Germany had a remarkable post- war recovery. They have a wonderful Sixties economy, with beautifully engineered motor cars, dishwashers, machine tools and telephone exchanges, and capacity in a variety of basic chemicals, many of which were discovered by 19th-century German professors. But how long will the German machine-tool industry last? What is the future of Daimler-Benz? Of course, the British respect the Germans; they made a better job of the post-war recovery than we did. But there is nothing in the German economy to alarm the Japanese, let alone to challenge the new factories of south China. Not only in Germany, but in Europe as a whole, we are failing to compete with Asian nations which are investing in advanced technologies to be worked at much lower costs.
Beyond the problems of depression and the shift of industrial growth to Asia, there is Europe's terrifying demographic crisis. We look unpleasantly like the Europe of the late Roman period. The declining population of the late Roman Empire tried to preserve a high standard of living inside its Continental frontiers, while outside the tribes were growing in number. Sooner or later the boundaries were destined to collapse. Rome, too, was over-bureaucratised, over-regulated and over-taxed.
The EC has a declining population. Only in Ireland is the birth-rate at the replacement level of 2.1 per woman. West Germany in the late Eighties had the lowest percentage of population under 15 of any state in the United Nations. Italy and Spain have a reproductive rate of 1.3, which means that their population will be starting to collapse early in the next century. Many people are so concerned about world population growth that they welcome European population decline. In fact, rapid growth and rapid decline present equally disastrous consequences and are equally hard to manage.
Europe has some of the highest welfare expenditures in the world. As the population ages, the cost of health and pensions increases. By the next century there will be an overload on all the welfare and pension systems of the EC, producing a general overload on public expenditure. Europe's overhead of non-productive people is destined to rise, while the proportion of overhead in the developing Asian economies will remain much lower than ours. Europe Inc. will look like General Motors does today. Asia Inc. will not.
How should the European leaders deal with this challenge? They must recognise it for what it is. If the Community is to be stable and prosperous in the later Nineties and next century, Europe must be a fully competitive economy. We cannot afford to operate on technologies less advanced than the American and Japanese. We must keep ahead of the developing Asian countries, whose labour costs are often only about 2 per cent of ours.
Europe cannot afford to maintain an exchange rate that gives an artificial cost advantage to the rest of the world. The German exchange rate, thanks to the Bundesbank, is now absurdly high, particularly relative to Japan, the most competitive exporter in the world.

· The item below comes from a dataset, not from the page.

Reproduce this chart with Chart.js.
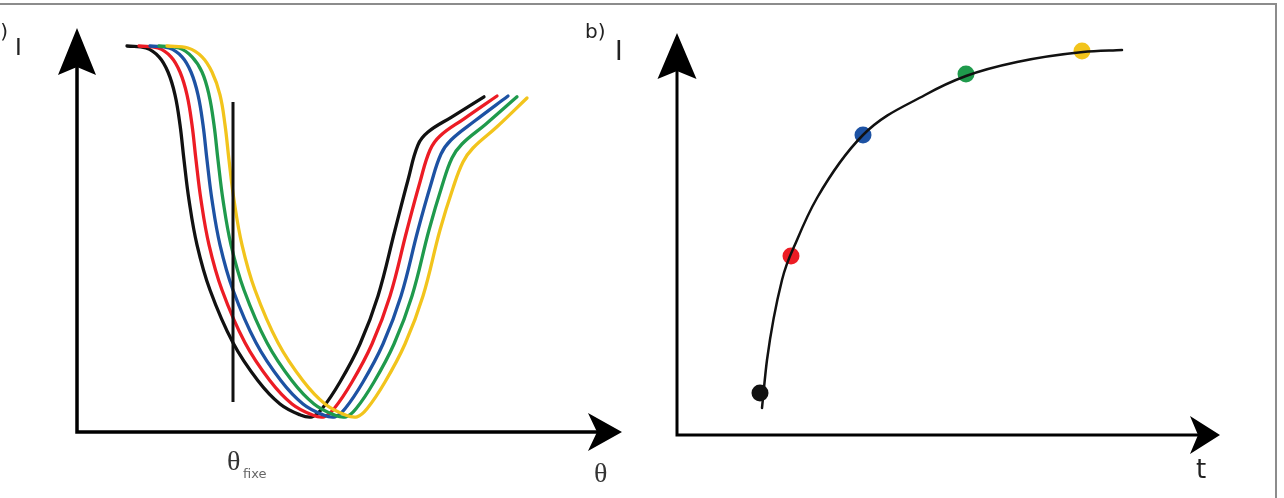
<!DOCTYPE html>
<html><head><meta charset="utf-8">
<script src="https://cdn.jsdelivr.net/npm/chart.js@4/dist/chart.umd.min.js"></script>
<style>
html,body{margin:0;padding:0;background:#fff;}
body{width:1284px;height:498px;position:relative;overflow:hidden;font-family:"DejaVu Sans",sans-serif;}
canvas{position:absolute;top:0;}
#c1{left:0;} #c2{left:640px;}
.frame{position:absolute;left:-4px;top:3px;width:1281px;height:520px;border-top:2px solid #8c8c8c;border-right:2px solid #8c8c8c;box-sizing:border-box;}
.t{position:absolute;color:#222;white-space:nowrap;line-height:1;}
.serif{font-family:"Liberation Serif",serif;color:#333;}
</style></head><body>
<div class="frame"></div>
<canvas id="c1" width="640" height="498"></canvas>
<canvas id="c2" width="644" height="498"></canvas>
<span class="t" style="left:-12px;top:21px;font-size:20px;">a)</span>
<span class="t" style="left:15px;top:36px;font-size:23px;">I</span>
<span class="t" style="left:585px;top:21px;font-size:20px;">b)</span>
<span class="t" style="left:615px;top:38px;font-size:26px;">I</span>
<span class="t serif" style="left:594px;top:459px;font-size:28px;">θ</span>
<span class="t serif" style="left:227px;top:447px;font-size:28px;">θ</span>
<span class="t" style="left:243px;top:467px;font-size:13px;color:#666;">fixe</span>
<span class="t" style="left:1196px;top:456px;font-size:26px;">t</span>
<script>
// ---------- panel a) : reflected intensity I vs angle θ ----------
const THETA_MAX = 109, I_MAX_A = 101;
const thetaBlack  = [10.0,13.8,16.4,18.2,19.6,20.6,21.4,22.4,24.0,26.6,31.2,36.2,40.6,44.6,47.0,49.0,52.6,56.6,60.2,63.6,66.2,68.2,70.2,75.0,81.4];
const intBlack    = [96.5,96.0,93.8,90.0,84.3,76.8,68.0,58.0,46.8,35.5,22.3,12.8,7.0,4.3,3.8,5.8,12.5,22.0,34.0,50.5,63.0,71.8,75.0,78.8,83.8];
const thetaRed    = [12.4,16.2,18.8,20.6,22.0,23.0,23.8,24.8,26.4,29.0,33.6,38.6,43.0,47.0,49.4,51.4,55.0,59.0,62.6,66.0,68.6,70.6,72.6,77.4,84.0];
const intRed      = [96.5,96.0,93.8,90.0,84.3,76.8,68.0,58.0,46.8,35.5,22.3,12.8,7.0,4.3,3.8,5.8,12.5,22.0,34.0,50.5,62.5,70.5,74.0,78.3,84.0];
const thetaBlue   = [14.6,18.4,21.0,22.8,24.2,25.2,26.0,27.0,28.6,31.2,35.8,40.8,45.2,49.2,51.6,53.6,57.2,61.2,64.8,68.2,70.8,72.8,74.8,79.6,86.2];
const intBlue     = [96.5,96.0,93.8,90.0,84.3,76.8,68.0,58.0,46.8,35.5,22.3,12.8,7.0,4.3,3.8,5.8,12.5,22.0,34.0,50.5,62.0,69.5,73.0,77.8,84.0];
const thetaGreen  = [16.4,20.4,23.0,25.0,26.4,27.4,28.2,29.2,30.8,33.4,38.0,43.0,47.4,51.4,53.8,55.8,59.4,63.4,67.0,70.4,73.0,75.0,77.0,81.8,88.0];
const intGreen    = [96.5,96.0,93.8,90.0,84.3,76.8,68.0,58.0,46.8,35.5,22.3,12.8,7.0,4.3,3.8,5.8,12.5,22.0,34.0,50.5,61.5,68.5,72.0,77.0,83.8];
const thetaYellow = [18.0,22.2,25.0,27.0,28.6,29.6,30.4,31.4,33.0,35.6,40.2,45.2,49.6,53.6,56.0,58.0,61.6,65.6,69.2,72.6,75.2,77.2,79.2,84.0,90.0];
const intYellow   = [96.5,96.0,93.8,90.0,84.3,76.8,68.0,58.0,46.8,35.5,22.3,12.8,7.0,4.3,3.8,5.8,12.5,22.0,34.0,50.5,61.0,67.5,71.0,76.3,83.5];
const thetaFixe   = [31.2, 31.2];
const thetaFixeI  = [7.5, 82.5];

// ---------- panel b) : I vs time t at θfixe ----------
const T_MAX = 108.6, I_MAX_B = 100.5;
const timeCurve = [17.0,18.0,21.0,24.0,28.0,37.2,49.6,57.8,68.0,81.2,89.0];
const intCurve  = [6.75,18.75,38.75,48.75,59.25,75.0,85.0,89.75,93.25,95.75,96.25];
const timeDots  = [16.6,22.8,37.2,57.8,81.0];
const intDots   = [10.5,44.75,75.0,90.25,96.0];

const COLORS = {black:'#111111', red:'#ec1c24', blue:'#1d52a3', green:'#1f9a4c', yellow:'#f2c41c'};
const pts = (xs, ys) => xs.map((v, i) => ({x: v, y: ys[i]}));

const axisArrows = {
  id: 'axisArrows',
  beforeDatasetsDraw(chart, args, o) {
    const {ctx, scales: {x, y}} = chart;
    const x0 = x.getPixelForValue(0), y0 = y.getPixelForValue(0);
    const xTip = x.getPixelForValue(x.max), yTip = y.getPixelForValue(y.max);
    ctx.save();
    ctx.strokeStyle = '#000'; ctx.fillStyle = '#000';
    ctx.lineWidth = o.width; ctx.lineJoin = 'miter';
    ctx.beginPath();
    ctx.moveTo(x0, yTip + o.yLen - o.yNotch);
    ctx.lineTo(x0, y0);
    ctx.lineTo(xTip - o.xLen + o.xNotch, y0);
    ctx.stroke();
    ctx.beginPath();
    ctx.moveTo(x0, yTip);
    ctx.lineTo(x0 + o.yHalf, yTip + o.yLen);
    ctx.lineTo(x0, yTip + o.yLen - o.yNotch);
    ctx.lineTo(x0 - o.yHalf, yTip + o.yLen);
    ctx.closePath(); ctx.fill();
    ctx.beginPath();
    ctx.moveTo(xTip, y0);
    ctx.lineTo(xTip - o.xLen, y0 - o.xHalf);
    ctx.lineTo(xTip - o.xLen + o.xNotch, y0);
    ctx.lineTo(xTip - o.xLen, y0 + o.xHalf);
    ctx.closePath(); ctx.fill();
    ctx.restore();
  }
};

const scalesFor = (xMax, yMax) => ({
  x: {type: 'linear', min: 0, max: xMax, display: false},
  y: {type: 'linear', min: 0, max: yMax, display: false}
});
const lineDs = (data, color, order, width) => ({
  data, borderColor: color, borderWidth: width, pointRadius: 0, fill: false,
  tension: 0.4, cubicInterpolationMode: 'default', clip: false, order,
  borderCapStyle: 'round', borderJoinStyle: 'round'
});

new Chart(document.getElementById('c1'), {
  type: 'line',
  data: {datasets: [
    lineDs(pts(thetaBlack, intBlack), COLORS.black, 5, 3.3),
    lineDs(pts(thetaRed, intRed), COLORS.red, 4, 3.3),
    lineDs(pts(thetaBlue, intBlue), COLORS.blue, 3, 3.3),
    lineDs(pts(thetaGreen, intGreen), COLORS.green, 2, 3.3),
    lineDs(pts(thetaYellow, intYellow), COLORS.yellow, 1, 3.3),
    Object.assign(lineDs(pts(thetaFixe, thetaFixeI), COLORS.black, 0, 3), {borderCapStyle: 'butt', tension: 0})
  ]},
  options: {
    responsive: false, animation: false, events: [],
    layout: {padding: {left: 77, right: 18, top: 28, bottom: 66}},
    scales: scalesFor(THETA_MAX, I_MAX_A),
    plugins: {legend: {display: false}, tooltip: {enabled: false},
      axisArrows: {width: 3.5, yLen: 47, yHalf: 19, yNotch: 8, xLen: 34, xHalf: 19, xNotch: 9}}
  },
  plugins: [axisArrows]
});

new Chart(document.getElementById('c2'), {
  type: 'line',
  data: {datasets: [
    Object.assign(lineDs(pts(timeCurve, intCurve), COLORS.black, 0, 2.5), {cubicInterpolationMode: 'monotone'}),
    {type: 'scatter', data: pts(timeDots, intDots), showLine: false, pointRadius: 8.5, borderWidth: 0,
     pointBackgroundColor: [COLORS.black, COLORS.red, COLORS.blue, COLORS.green, COLORS.yellow], clip: false, order: 1}
  ]},
  options: {
    responsive: false, animation: false, events: [],
    layout: {padding: {left: 37, right: 64, top: 33, bottom: 63}},
    scales: scalesFor(T_MAX, I_MAX_B),
    plugins: {legend: {display: false}, tooltip: {enabled: false},
      axisArrows: {width: 3, yLen: 46, yHalf: 19.5, yNotch: 8, xLen: 30, xHalf: 19, xNotch: 8}}
  },
  plugins: [axisArrows]
});
</script>
</body></html>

Europe cannot afford an ever-expanding welfare system based on high taxation, high government expenditure and large public deficits. We are no longer the richest group of nations in the world, able to afford to live in the world equivalent of the Ritz. Yet that is how the European governments are handling Europe's finances.
Europe cannot afford a regulatory system that is already oppressive and made more so week by week as Brussels churns out a succession of directives. Most of Europe's photocopiers are made in Japan. They may well be the deadliest weapon of Japanese competition, since they make possible the endless repetition of regulations.
Europe cannot afford the Maastricht approach to a single currency. The exchange rate mechanism has put Europe at the head of the world's cost structures for the past 13 years, and a single currency would be calculated to push that high-cost process further. Every European nation would lose its flexibility and ability to adapt, and would have to deflate in a period of world depression in order to achieve the dubious state of high-cost grace.
Europe cannot afford to be a high- unemployment economy, wasting human resources, embittering those without jobs. The economic costs are too high, the budget costs are too high, the personal costs are too high, the political costs are too high. The fascist movements of Europe, the scowling skinheads in Germany, are recruited by unemployment as they could not be by any other appeal.
A competitive, enterprising, lightly regulated, open, low-cost Europe is conceivable. These were the targets set by the conservative movements of the Seventies in Britain and America, and partially achieved in the Eighties. They will not be the themes of Edinburgh because they are not the aims of the current European governments. So much the worse for them, and for us.